謝るなら、いつでもおいで
2004年、小6の女の子がカッターで同級生を殺した。
通称「佐世保小6女児同級生殺害事件」
本書は被害者の父親の部下(新聞記者)による事件のルポ。
この事件についてはかなり騒がれていたから大まかな内容は知っていたものの、読み進めていくうちに怖くなってしまった。
何が怖いって、神戸児童連続殺傷事件(酒鬼薔薇聖斗の事件)とか佐世保女子高生殺害事件みたいに他の未成年の猟奇的犯罪とは違って、「すべて普通」だから怖い。
ものすごく深刻なトラブルがあったわけでもなく、加害者少女がサイコパスだったわけでもなく、加害者が特異な家庭環境にあったわけでもなく…
被害者と加害者の間にトラブルはあったものの、それくらいの時期にはそんなこともあるだろうな…という程度。

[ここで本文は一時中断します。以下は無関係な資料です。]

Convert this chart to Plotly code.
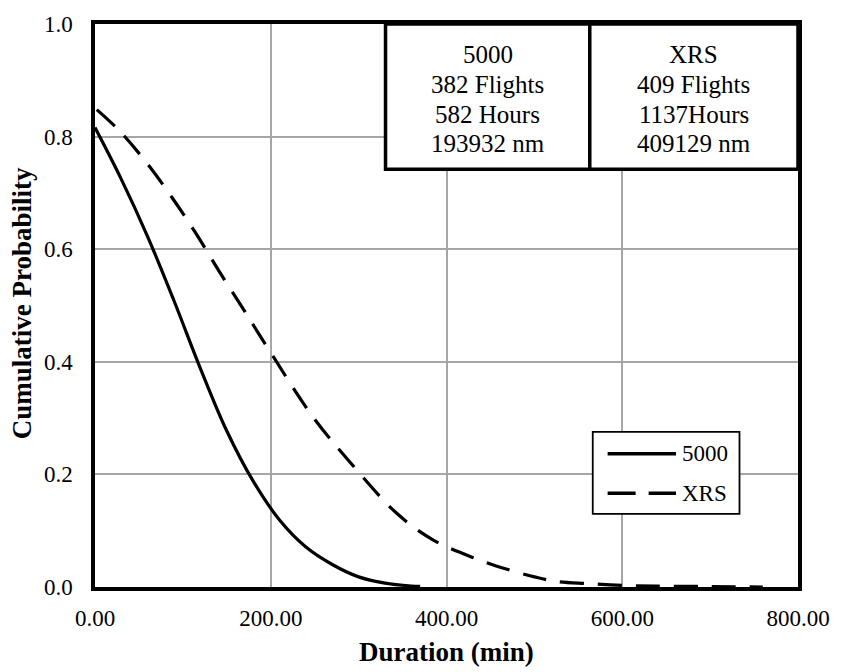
import plotly.graph_objects as go

# ---- data ----
dur_5000 = [0, 30, 60, 90, 120, 150, 180, 210, 240, 270, 300, 330, 360, 370]
prob_5000 = [0.816, 0.724, 0.622, 0.508, 0.388, 0.277, 0.188, 0.119, 0.071, 0.040, 0.018, 0.007, 0.0018, 0.001]

dur_xrs = [2, 28, 58, 88, 114.5, 140.8, 167, 193.6, 248, 289.5, 344, 385.5, 434, 470, 500, 524, 560, 600, 640, 700, 760]
prob_xrs = [0.848, 0.810, 0.755, 0.691, 0.629, 0.562, 0.498, 0.432, 0.302, 0.223, 0.130, 0.083, 0.050, 0.031, 0.018, 0.010, 0.006, 0.003, 0.0015, 0.0008, 0.0]

series_names = ["5000", "XRS"]
table_5000 = ["5000", "382 Flights", "582 Hours", "193932 nm"]
table_xrs = ["XRS", "409 Flights", "1137Hours", "409129 nm"]

x_ticks = [0, 200, 400, 600, 800]
y_ticks = [0, 0.2, 0.4, 0.6, 0.8, 1.0]

FONT = "Liberation Serif"
W, H = 842, 672
L, R, T, B = 95, 38, 17, 85
PW, PH = W - L - R, H - T - B


def px_x(px):
    return (px - L) / PW


def px_y(py):
    return (H - B - py) / PH


fig = go.Figure()
fig.add_trace(go.Scatter(x=dur_5000, y=prob_5000, mode="lines", name=series_names[0],
                         line=dict(color="black", width=3.2, shape="spline", smoothing=1.0),
                         showlegend=False))
fig.add_trace(go.Scatter(x=dur_xrs, y=prob_xrs, mode="lines", name=series_names[1],
                         line=dict(color="black", width=3.2, shape="spline", smoothing=1.0,
                                   dash="24px,14px"),
                         showlegend=False))

shapes = []
annotations = []

# stats table
tx0, tx1, tmid = px_x(388), px_x(804), px_x(594)
ty0, ty1 = px_y(164), px_y(17)
shapes.append(dict(type="rect", xref="paper", yref="paper", x0=tx0, x1=tx1, y0=ty0, y1=ty1,
                   line=dict(color="black", width=3.5), fillcolor="white", layer="above"))
shapes.append(dict(type="line", xref="paper", yref="paper", x0=tmid, x1=tmid, y0=ty0, y1=ty1,
                   line=dict(color="black", width=3.5), layer="above"))
line_y = [48, 78.5, 108.5, 138]
for col, cx in ((table_5000, (388 + 594) / 2), (table_xrs, (594 + 804) / 2)):
    for txt, ly in zip(col, line_y):
        annotations.append(dict(text=txt, xref="paper", yref="paper", x=px_x(cx), y=px_y(ly),
                                xanchor="center", yanchor="middle", showarrow=False,
                                font=dict(family=FONT, size=25, color="black")))

# legend
shapes.append(dict(type="rect", xref="paper", yref="paper", x0=px_x(597), x1=px_x(745),
                   y0=px_y(513), y1=px_y(430), line=dict(color="black", width=1.8),
                   fillcolor="white", layer="above"))
for name, ly, dash in ((series_names[0], 452, "solid"), (series_names[1], 492, "28px,13px")):
    shapes.append(dict(type="line", xref="paper", yref="paper", x0=px_x(612), x1=px_x(681),
                       y0=px_y(ly), y1=px_y(ly), line=dict(color="black", width=3.5, dash=dash),
                       layer="above"))
    annotations.append(dict(text=name, xref="paper", yref="paper", x=px_x(685), y=px_y(ly),
                            xanchor="left", yanchor="middle", showarrow=False,
                            font=dict(family=FONT, size=23, color="black")))

# axis titles
annotations.append(dict(text="<b>Duration (min)</b>", xref="paper", yref="paper",
                        x=px_x(450), y=px_y(653), xanchor="center", yanchor="middle",
                        showarrow=False, font=dict(family=FONT, size=27, color="black")))
annotations.append(dict(text="<b>Cumulative Probability</b>", xref="paper", yref="paper",
                        x=px_x(21), y=px_y(300), xanchor="center", yanchor="middle",
                        textangle=-90, showarrow=False,
                        font=dict(family=FONT, size=27, color="black")))

fig.update_layout(
    width=W, height=H,
    margin=dict(l=L, r=R, t=T, b=B),
    paper_bgcolor="white", plot_bgcolor="white",
    font=dict(family=FONT, size=23, color="black"),
    shapes=shapes, annotations=annotations,
    showlegend=False,
)
fig.update_xaxes(range=[0, 800], tickvals=x_ticks, tickformat=".2f",
                 showgrid=True, gridcolor="#a6a6a6", gridwidth=1.5,
                 showline=True, linecolor="black", linewidth=3.5, mirror=True,
                 ticks="", ticklabelstandoff=8, zeroline=False,
                 tickfont=dict(family=FONT, size=23, color="black"))
fig.update_yaxes(range=[0, 1.0], tickvals=y_ticks, tickformat=".1f",
                 showgrid=True, gridcolor="#a6a6a6", gridwidth=1.5,
                 showline=True, linecolor="black", linewidth=3.5, mirror=True,
                 ticks="", ticklabelstandoff=14, zeroline=False,
                 tickfont=dict(family=FONT, size=23, color="black"))

fig.write_html("out.html")
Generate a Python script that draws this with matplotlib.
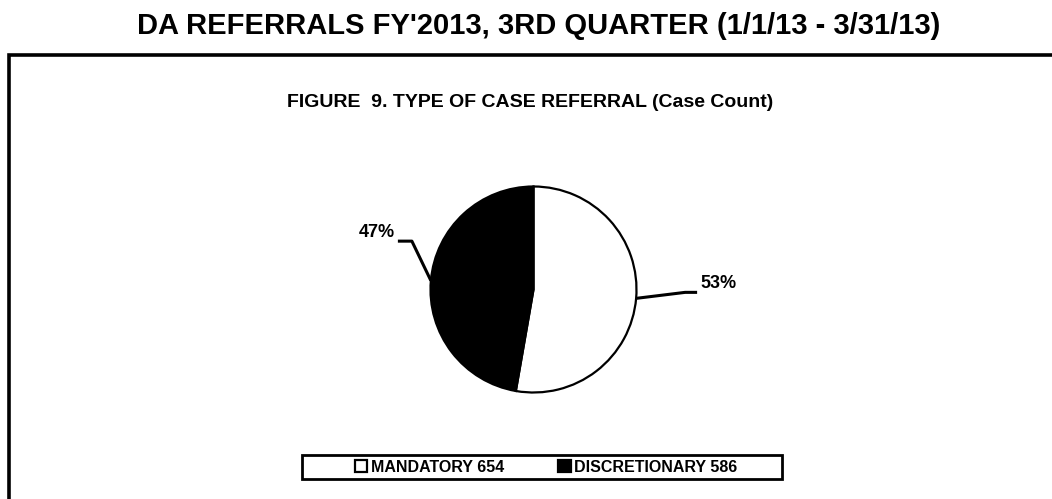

加害者の少女がちょっと中二病拗らせた感はあるけど、これもまあこの時期にこういう子もいるかな…っていう程度に感じる。発達障害だったと言うけれども、「軽度」というのはどこにでもいるレベルだ。
加害者家庭で虐待があったわけでも、厳しすぎる躾があったわけでもない。共働き家庭ならこんなもんかな…ってレベル。
どの要素を取ったってありふれたレベル。
だから怖い。
これといった原因が謎に包まれたままで、加害者側の家族にしろ、被害者側の家族にしろ、学校にしろ、大して有用な防ぎ方が思いつかない。
「なぜ」が突き詰められない、事件の核心が未だにわからず、被害者家族も加害者家族も苦悩する。
加害者少女は謝罪をしていないという。
本書の描写からも罪の意識が感じられず…これが全く知らない子や大人だったら躊躇なく憎めただろうに、加害者少女は心身ともに幼すぎ、「なぜ」もわからず、被害者少女は戻らず、気持ちの行き場がない。
「彼女を憎いとは一度も思わなかった、怒りをぶつけるべき相手が違う気がした」という被害者の兄の言葉。
加害者少女の謝罪と社会復帰が、おそらく被害者・加害家族を前に進ませる唯一の希望なのではないかと思う。
贖罪・更生の意味について考えさせられる一冊。